- Born: Vojtěch Jurík 1 August 1975 (age 51) Rokycany, Czechoslovakia
- Education: University of West Bohemia
- Occupations: illustrator, writer
- Writing career
- Period: 2000s (decade)–present
- Notable work: I'm Not Afraid of the Dark Any More
- Website: vhrsti.cz

= Vhrsti =

Czech illustrator, comics painter and screenwriter, cartoonist and artist

Vhrsti (born 1 August 1975) is a Czech illustrator, writer, children's book author, comics artist and scenarist, member of the unofficial new wave of Czech and Slovak comics Generation Zero and the Czech Cartoonists' Union.
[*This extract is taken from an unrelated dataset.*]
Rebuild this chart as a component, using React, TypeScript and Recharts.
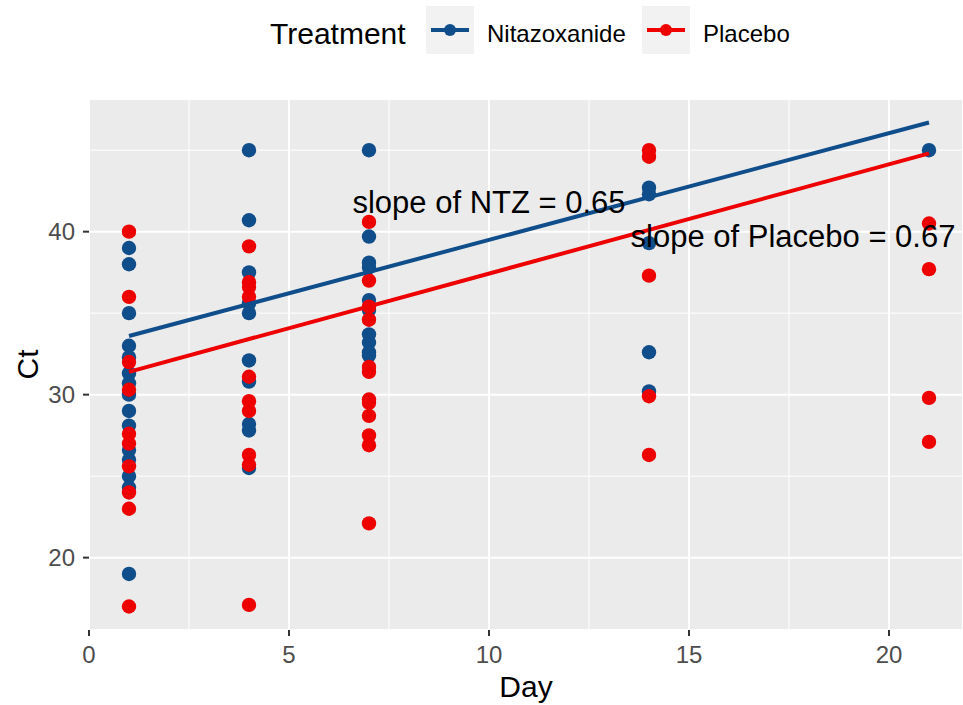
import {
  CartesianGrid,
  ReferenceDot,
  ReferenceLine,
  Scatter,
  ScatterChart,
  XAxis,
  YAxis,
} from "recharts";

const NTZ_BLUE = "#104E8B";
const PLACEBO_RED = "#EE0000";
const FONT = "'Liberation Sans', Arial, sans-serif";

const DAYS = [1, 4, 7, 14, 21];

// Ct per day, one inner list per entry of DAYS
const NTZ_CT = [
  [39, 38, 35, 33, 32.3, 31.3, 30.7, 30, 29, 28.1, 26.6, 26, 25, 24.3, 19],
  [45, 40.7, 37.5, 35.6, 35, 32.1, 30.8, 28.2, 27.8, 25.5],
  [45, 39.7, 38.1, 37.8, 35.8, 35.2, 33.7, 33.2, 32.6, 32.4],
  [42.7, 42.3, 39.3, 32.6, 30.2],
  [45],
];
const PLACEBO_CT = [
  [40, 36, 32, 30.3, 27.6, 27, 25.6, 24, 23, 17],
  [39.1, 36.9, 36.6, 36, 31.1, 29.6, 29, 26.3, 25.7, 17.1],
  [40.6, 37, 35.4, 34.6, 31.7, 31.4, 29.7, 29.5, 28.7, 27.5, 26.9, 22.1],
  [45, 44.6, 37.3, 29.9, 26.3],
  [40.5, 37.7, 29.8, 27.1],
];

// fitted lm lines, ends at day 1 and day 21
const FIT_DAYS = [1, 21];
const NTZ_FIT = [33.6, 46.7];
const PLACEBO_FIT = [31.4, 44.8];

const X_TICKS = [0, 5, 10, 15, 20];
const X_MINOR = [2.5, 7.5, 12.5, 17.5];
const Y_TICKS = [20, 30, 40];
const Y_MINOR = [25, 35, 45];

const toPoints = (groups: number[][]) =>
  groups.flatMap((vals, i) => vals.map((ct) => ({ day: DAYS[i], ct })));
const toFit = (vals: number[]) => FIT_DAYS.map((day, i) => ({ day, ct: vals[i] }));

const dot = (color: string) => (p: any) => <circle cx={p.cx} cy={p.cy} r={7.2} fill={color} />;

function LegendBar() {
  return (
    <svg width={963} height={80} style={{ position: "absolute", left: 0, top: 0 }}>
      <text x={270} y={44} fontSize={30} fontFamily={FONT} fill="#000">
        Treatment
      </text>
      <rect x={426} y={6} width={48} height={48} fill="#f2f2f2" />
      <line x1={431} x2={469} y1={30} y2={30} stroke={NTZ_BLUE} strokeWidth={4} />
      <circle cx={450} cy={30} r={6} fill={NTZ_BLUE} />
      <text x={487} y={42} fontSize={24} fontFamily={FONT} fill="#000">
        Nitazoxanide
      </text>
      <rect x={642} y={6} width={48} height={48} fill="#f2f2f2" />
      <line x1={647} x2={685} y1={30} y2={30} stroke={PLACEBO_RED} strokeWidth={4} />
      <circle cx={666} cy={30} r={6} fill={PLACEBO_RED} />
      <text x={703} y={42} fontSize={24} fontFamily={FONT} fill="#000">
        Placebo
      </text>
    </svg>
  );
}

export default function App() {
  const tick = { fontSize: 24, fill: "#4d4d4d", fontFamily: FONT };
  return (
    <div style={{ position: "absolute", left: 0, top: 0, width: 963, height: 705, background: "#fff" }}>
      <ScatterChart width={963} height={705} margin={{ top: 99, right: 0, bottom: 0, left: 0 }}>
        <CartesianGrid fill="#ebebeb" fillOpacity={1} stroke="#fff" strokeWidth={2} />
        {X_MINOR.map((v) => (
          <ReferenceLine key={`x${v}`} x={v} stroke="#fff" strokeWidth={1} />
        ))}
        {Y_MINOR.map((v) => (
          <ReferenceLine key={`y${v}`} y={v} stroke="#fff" strokeWidth={1} />
        ))}
        <XAxis
          type="number"
          dataKey="day"
          domain={[0, 21.85]}
          ticks={X_TICKS}
          allowDataOverflow
          axisLine={false}
          tickLine={{ stroke: "#333", strokeWidth: 2 }}
          tickSize={6}
          tickMargin={10}
          height={75}
          tick={tick}
          label={{ value: "Day", position: "insideBottom", offset: 8, fontSize: 30, fill: "#000", fontFamily: FONT }}
        />
        <YAxis
          type="number"
          dataKey="ct"
          domain={[15.56, 48.14]}
          ticks={Y_TICKS}
          allowDataOverflow
          axisLine={false}
          tickLine={{ stroke: "#333", strokeWidth: 2 }}
          tickSize={6}
          tickMargin={8}
          width={89}
          tick={tick}
          label={{
            value: "Ct",
            angle: -90,
            position: "insideLeft",
            offset: 27,
            fontSize: 30,
            fill: "#000",
            fontFamily: FONT,
            style: { textAnchor: "middle" },
          }}
        />
        <Scatter data={toPoints(NTZ_CT)} shape={dot(NTZ_BLUE)} isAnimationActive={false} />
        <Scatter data={toPoints(PLACEBO_CT)} shape={dot(PLACEBO_RED)} isAnimationActive={false} />
        <Scatter
          data={toFit(NTZ_FIT)}
          line={{ stroke: NTZ_BLUE, strokeWidth: 4 }}
          shape={() => <g />}
          isAnimationActive={false}
        />
        <Scatter
          data={toFit(PLACEBO_FIT)}
          line={{ stroke: PLACEBO_RED, strokeWidth: 4 }}
          shape={() => <g />}
          isAnimationActive={false}
        />
        <ReferenceDot
          x={10}
          y={41.84}
          r={0}
          label={{ value: "slope of NTZ = 0.65", position: "center", fontSize: 31, fill: "#000", fontFamily: FONT }}
        />
        <ReferenceDot
          x={17.6}
          y={39.75}
          r={0}
          label={{ value: "slope of Placebo = 0.67", position: "center", fontSize: 31, fill: "#000", fontFamily: FONT }}
        />
      </ScatterChart>
      <LegendBar />
    </div>
  );
}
He lives in Plzeň in the Czech Republic.

==Biography==
Vhrsti was born in Rokycany, in the former Czechoslovakia. He graduated from technical high school in Karlovy Vary, in ceramic (porcelain visual processing) and the Faculty of Education at the University of West Bohemia in Plzeň (field of visual culture).

==Child development==
He is devoted to writing children's books (I'm not Afraid of the Dark, Holidays in Heaven) and providing illustrations for other author's works. He has become the only illustrator of Vojtěch Steklač replacing Adolf Born on the series of books about Borik et al. Vhrsti illustrates fairytale books and legends by Markéta Čekanová and Zdeněk Zajíček as well as fairy CD covers. His images adorn the Museum of Ghosts and Fairy Tales in Plzeň.

==Comics==
First, he drew attention to himself by making a debut in three-page comics Peace in Slovenian anti-war anthology Warburger in 2003. In the same year won the Jury Prize at the International Saloon of young comics in Belgrade for comics Blur. Subsequently, his comics strips became published in many periodicals, including AARGH!, KomiskFEST! Revue or Sluníčko (Czech Republic) and magazines published in Ukraine and Italy. In 2006 also collaborated with the newspaper Deník in which he published his series of Endless Tram Strip. In the same year he won The Best Comics Website prize in the Czech Republic. The Fisherman comics was published in a special issue dedicated to the International Olympic Winter Games TORINO 2006. Since 2008, one-page autobiographical stories have been published in a literary magazine Plz.

==Cartoons==
Vhrsti's simple clean lines and his penchant for pastel colors make him ideally suited to work on children's cartoon series, meditative stories for adults and classic cartoons – since 2005 is a member of the Czech Union of Cartoonists. The cartoon on the topic of dangerous drawing won the 2006 Certificate of Excellence from the National Press Club of Canada, Ottawa, Ontario. In 2010 he was one of the guests at Cartoon International Meeting Point in Písek, Czech Republic.